Soon, the metaphorical nature of the game becomes evident, and we finally get to understand the nature of the Trisolarian civilisation — the aliens in the story. Even though the Trisolarians are the villains, this explanation gives them a strong motive so that we understand why they did what they did, in much the same way as the Cultural Revolution helps explain why Ye Wenjie did what she did. The story has morally grey characters on both sides.

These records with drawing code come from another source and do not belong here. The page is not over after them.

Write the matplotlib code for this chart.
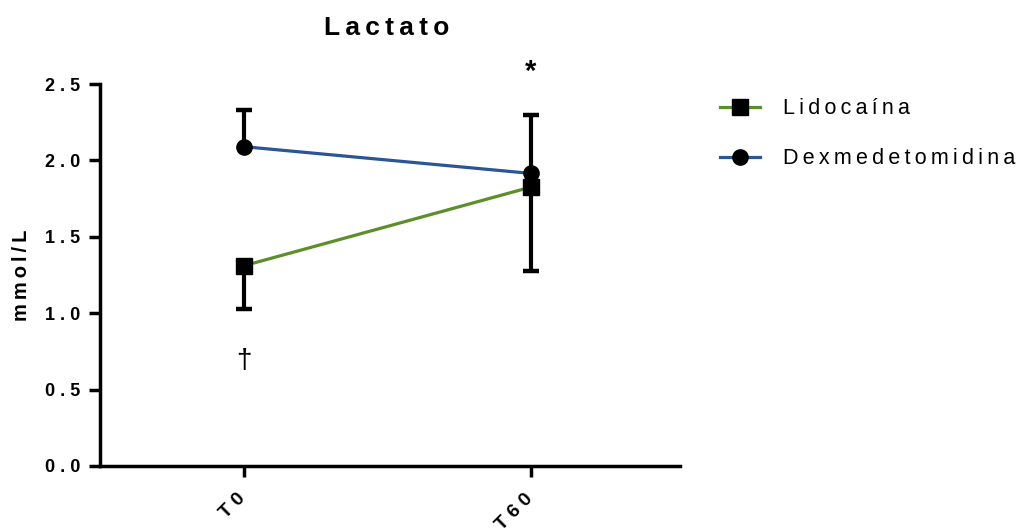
import matplotlib
matplotlib.use("Agg")
import matplotlib.pyplot as plt
import matplotlib.transforms as mtransforms

categories = ["T0", "T60"]
lido_mean = [1.31, 1.825]
lido_err_low = [0.28, 0.55]
dex_mean = [2.09, 1.915]
dex_err_high = [0.24, 0.385]
yticks = [0.0, 0.5, 1.0, 1.5, 2.0, 2.5]

THIN = "\u2009"

def spaced(s, sep=" "):
    return sep.join(s)

plt.rcParams['font.family'] = ['Liberation Sans', 'DejaVu Sans']

fig = plt.figure(figsize=(10.23, 5.30), dpi=100)
ax = fig.add_axes([100/1023, 1-466/530, 580/1023, (466-84)/530])

x = list(range(len(categories)))
green = "#5a8f29"
blue = "#2a5597"

# error bars (one-sided: Lidocaína down, Dexmedetomidina up)
lido_low_end = [m - e for m, e in zip(lido_mean, lido_err_low)]
dex_high_end = [m + e for m, e in zip(dex_mean, dex_err_high)]
ax.vlines(x, lido_low_end, lido_mean, color='black', lw=3, zorder=2)
ax.vlines(x, dex_mean, dex_high_end, color='black', lw=3, zorder=2)
ax.plot(x, lido_low_end, ls='none', marker='_', ms=12, mew=3.2, color='black', zorder=2)
ax.plot(x, dex_high_end, ls='none', marker='_', ms=12, mew=3.2, color='black', zorder=2)

ax.plot(x, lido_mean, color=green, lw=2.3, marker='s', ms=11, mfc='black', mec='black',
        label=spaced("Lidocaína", THIN), zorder=3)
ax.plot(x, dex_mean, color=blue, lw=2.3, marker='o', ms=11, mfc='black', mec='black',
        label=spaced("Dexmedetomidina", THIN), zorder=3)

ax.set_xlim(-0.5, 1.52)
ax.set_ylim(0, 2.5)
ax.set_xticks(x)
ax.set_xticklabels([])
base = mtransforms.blended_transform_factory(ax.transData, ax.transAxes)
off = mtransforms.ScaledTranslation(-7/100, -24/100, fig.dpi_scale_trans)
for xi, c in zip(x, categories):
    ax.text(xi, 0, spaced(c), transform=base + off, rotation=45, ha='right', va='top',
            rotation_mode='anchor', fontsize=14, fontweight='bold')
ax.set_yticks(yticks)
ax.set_yticklabels([spaced(f"{v:.1f}") for v in yticks], fontsize=13, fontweight='bold')
for s in ['top', 'right']:
    ax.spines[s].set_visible(False)
for s in ['left', 'bottom']:
    ax.spines[s].set_linewidth(2.5)
ax.tick_params(axis='both', length=8, width=2.5, direction='out', pad=6)

ax.set_ylabel(spaced("mmol/L", THIN), fontsize=14.5, fontweight='bold', labelpad=10)
fig.text(387/1023, 1-28/530, spaced("Lactato", THIN), ha='center', va='center',
         fontsize=19, fontweight='bold')

ax.text(1, 2.58, "*", ha='center', va='center', fontsize=21, fontweight='bold')
ax.text(0, 0.69, "†", ha='center', va='center', fontsize=20)

leg = fig.legend(loc='upper left', bbox_to_anchor=(701/1023, 1-79/530), frameon=False,
                 fontsize=15.5, handlelength=1.85, handletextpad=1.05, labelspacing=1.35)

fig.savefig("out.png", dpi=100)
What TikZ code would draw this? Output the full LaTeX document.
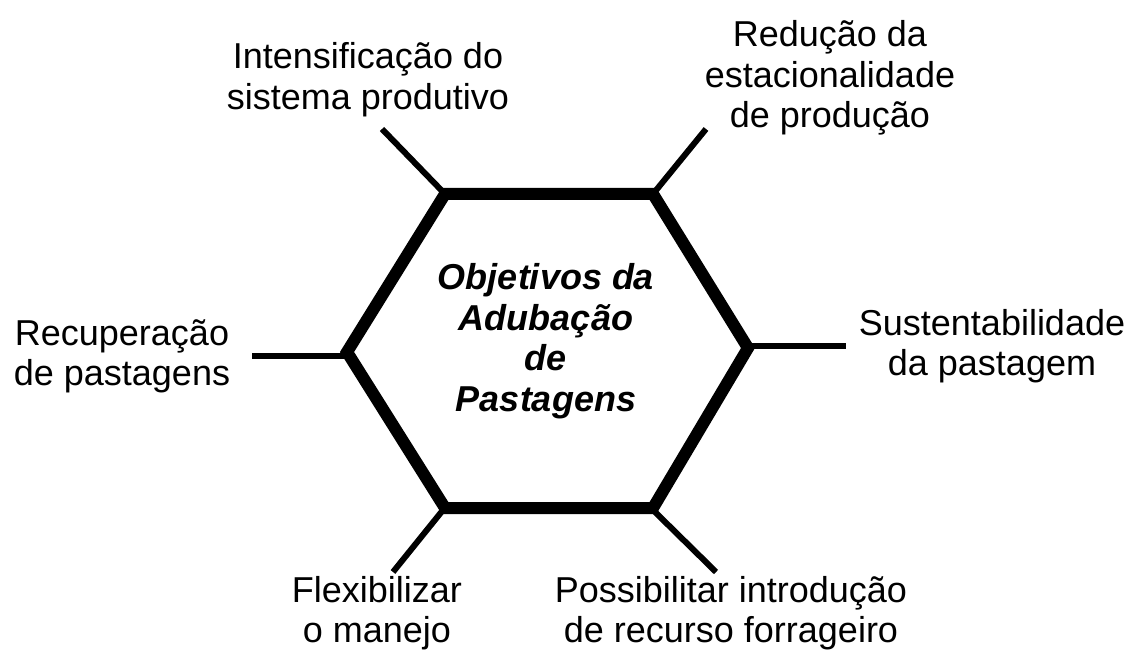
\documentclass[tikz,border=0pt]{standalone}
\usepackage{fontspec}
\setmainfont{Liberation Sans}
\begin{document}
\begin{tikzpicture}[x=1pt,y=-1pt,
  hexline/.style={line width=12pt, line join=miter},
  spoke/.style={line width=6pt},
  lbl/.style={anchor=base, inner sep=0pt, font=\fontsize{36}{40.5}\selectfont},
  ctr/.style={anchor=base, inner sep=0pt, font=\fontsize{36}{40.5}\selectfont\bfseries\itshape}]
\useasboundingbox (0,0) rectangle (1135,668);
% hexagon vertices
\coordinate (A) at (445,194);
\coordinate (B) at (653,194);
\coordinate (C) at (748,348);
\coordinate (D) at (653,508);
\coordinate (E) at (445,508);
\coordinate (F) at (347,352);
% spoke ends
\coordinate (a1) at (382,129);
\coordinate (b1) at (706,129);
\coordinate (c0) at (748,346);
\coordinate (c1) at (846,346);
\coordinate (f0) at (347,356);
\coordinate (f1) at (252,356);
\coordinate (e0) at (443,510);
\coordinate (e1) at (393,572);
\coordinate (d0) at (653,510);
\coordinate (d1) at (716,572);
% spokes
\draw[spoke] (A) -- (a1);
\draw[spoke] (B) -- (b1);
\draw[spoke] (c0) -- (c1);
\draw[spoke] (f0) -- (f1);
\draw[spoke] (e0) -- (e1);
\draw[spoke] (d0) -- (d1);
% hexagon
\draw[hexline] (A) -- (B) -- (C) -- (D) -- (E) -- (F) -- cycle;
% labels
\node[ctr] (centre) at (546,290) {\begin{tabular}[t]{@{}c@{}}Objetivos da\\Adubação\\de\\Pastagens\end{tabular}};
\node[lbl] (intens) at (368,69) {\begin{tabular}[t]{@{}c@{}}Intensificação do\\sistema produtivo\end{tabular}};
\node[lbl] (reduc) at (830,47) {\begin{tabular}[t]{@{}c@{}}Redução da\\estacionalidade\\de produção\end{tabular}};
\node[lbl] (recup) at (122,345) {\begin{tabular}[t]{@{}c@{}}Recuperação\\de pastagens\end{tabular}};
\node[lbl] (sust) at (992,335) {\begin{tabular}[t]{@{}c@{}}Sustentabilidade\\da pastagem\end{tabular}};
\node[lbl] (flex) at (377,602) {\begin{tabular}[t]{@{}c@{}}Flexibilizar\\o manejo\end{tabular}};
\node[lbl] (poss) at (731,602) {\begin{tabular}[t]{@{}c@{}}Possibilitar introdução\\de recurso forrageiro\end{tabular}};
\end{tikzpicture}
\end{document}
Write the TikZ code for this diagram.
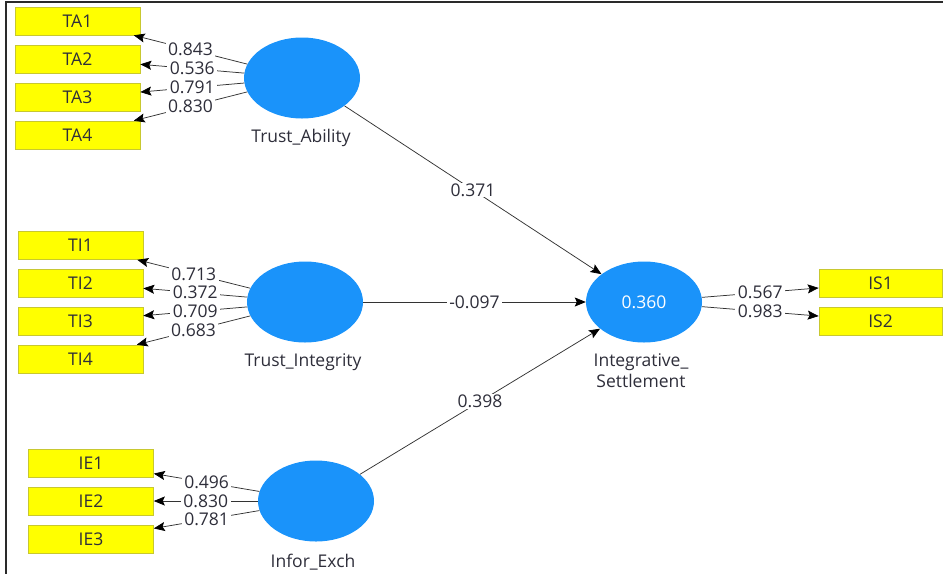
\documentclass[tikz,border=0pt]{standalone}
\usepackage{fontspec}
\setmainfont{Open Sans}
\usetikzlibrary{shapes.geometric,arrows.meta}
\definecolor{latblue}{HTML}{1A93FA}
\definecolor{indyel}{HTML}{FFFF00}
\definecolor{indbord}{HTML}{C8C830}
\definecolor{txtc}{HTML}{2E2E3A}
\definecolor{linec}{HTML}{333333}
\definecolor{bordc}{HTML}{2A2A2A}
\begin{document}
\begin{tikzpicture}[x=1pt,y=-1pt,
  ind/.style={draw=indbord, fill=indyel, minimum width=125pt, minimum height=28pt, inner sep=0pt, font=\fontsize{17.5}{20}\selectfont, text=txtc, line width=0.6pt},
  lat/.style={ellipse, fill=latblue, minimum width=116pt, minimum height=81pt, inner sep=0pt, font=\fontsize{17.5}{20}\selectfont, text=white},
  latname/.style={font=\fontsize{17.5}{21}\selectfont, text=txtc, align=center, inner sep=0pt},
  ld/.style={fill=white, inner xsep=2.5pt, inner ysep=0.8pt, font=\fontsize{17.5}{20}\selectfont, text=txtc},
  arr/.style={draw=linec, line width=0.75pt, -{Stealth[length=11pt,width=9pt,inset=2pt,black]}},
  bord/.style={draw=bordc, line width=1.6pt}]
\useasboundingbox (0,0) rectangle (943,574);
% frame
\draw[bord] (943,2) -| (6,574);
% indicator boxes
\node[ind] (TA1) at (77.5,21) {TA1};
\node[ind] (TA2) at (77.5,59) {TA2};
\node[ind] (TA3) at (77.5,97.5) {TA3};
\node[ind] (TA4) at (77.5,135) {TA4};
\node[ind] (TI1) at (80.5,245.5) {TI1};
\node[ind] (TI2) at (80.5,283) {TI2};
\node[ind] (TI3) at (80.5,321) {TI3};
\node[ind] (TI4) at (80.5,359) {TI4};
\node[ind] (IE1) at (91,463) {IE1};
\node[ind] (IE2) at (91,501) {IE2};
\node[ind] (IE3) at (91,539) {IE3};
\node[ind, minimum width=123pt] (IS1) at (880.5,283) {IS1};
\node[ind, minimum width=123pt] (IS2) at (880.5,321) {IS2};
% latent variables
\node[lat] (TAb) at (302,78) {};
\node[lat] (TIn) at (305,302) {};
\node[lat] (IEx) at (316,501) {};
\node[lat] (ISt) at (644,302) {0.360};
\node[latname] (TAbl) at (301,138) {Trust\_Ability};
\node[latname] (TInl) at (303,362) {Trust\_Integrity};
\node[latname] (IExl) at (313,562) {Infor\_Exch};
\node[latname] (IStl) at (641,370.5) {Integrative\_\\Settlement};
% outer loadings
\draw[arr] (TAb) -- node[ld]{0.843} (TA1);
\draw[arr] (TAb) -- node[ld]{0.536} (TA2);
\draw[arr] (TAb) -- node[ld]{0.791} (TA3);
\draw[arr] (TAb) -- node[ld]{0.830} (TA4);
\draw[arr] (TIn) -- node[ld]{0.713} (TI1);
\draw[arr] (TIn) -- node[ld]{0.372} (TI2);
\draw[arr] (TIn) -- node[ld]{0.709} (TI3);
\draw[arr] (TIn) -- node[ld]{0.683} (TI4);
\draw[arr] (IEx) -- node[ld]{0.496} (IE1);
\draw[arr] (IEx) -- node[ld]{0.830} (IE2);
\draw[arr] (IEx) -- node[ld]{0.781} (IE3);
\draw[arr] (ISt) -- node[ld]{0.567} (IS1);
\draw[arr] (ISt) -- node[ld]{0.983} (IS2);
% path coefficients
\draw[arr] (TAb) -- node[ld]{0.371} (ISt);
\draw[arr] (TIn) -- node[ld]{-0.097} (ISt);
\draw[arr] (IEx) -- node[ld]{0.398} (ISt);
\end{tikzpicture}
\end{document}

As Cixin Liu recently said in an interview (see this Reddit post), talking about why Three Body Problem cannot be adapted by Hollywood:
Hollywood sci-fi films, stories, and background premises can be complex and convoluted, but their themes can’t be complicated and must present a dichotomy like the Chinese saying: ‘make the black and the white clearly separated.’ Three Body violates this most fundamental principle.
There is also a decent amount of hard science in the book, if the title of the book didn’t give you any indication. The Three Body Problem refers to a problem in physics about the orbits of 3 masses—say, stars. While with 2 masses the orbits may be stable and predictable, with 3 bodies it becomes quite chaotic and unpredictable. In the latter case, you still might get short periods of stability, but it is surrounded by vast stretches of time when there is complete chaos.
A person in a planet orbiting a triple star system will face rollercoaster-like temperature swings. For some years there may be moderate temperatures and flourishing lives as the stars are neither too far nor too close. Then, as the chaotic era approaches, the flames of the stars almost lick the planet. The person simply burns into a crisp.
This cycle of actual Chaotic Eras and Stable Eras also reflects civilization and instability across human history. The stable and chaotic eras don’t just haunt the aliens, they also haunt any society. And nowhere is this more evident than in China. Marred by death and famine in one century, and prosperity and growth in the next, China’s history is full of Stable and Chaotic Eras.
Perhaps, the aliens in Three Body Problem aren’t that different from humans.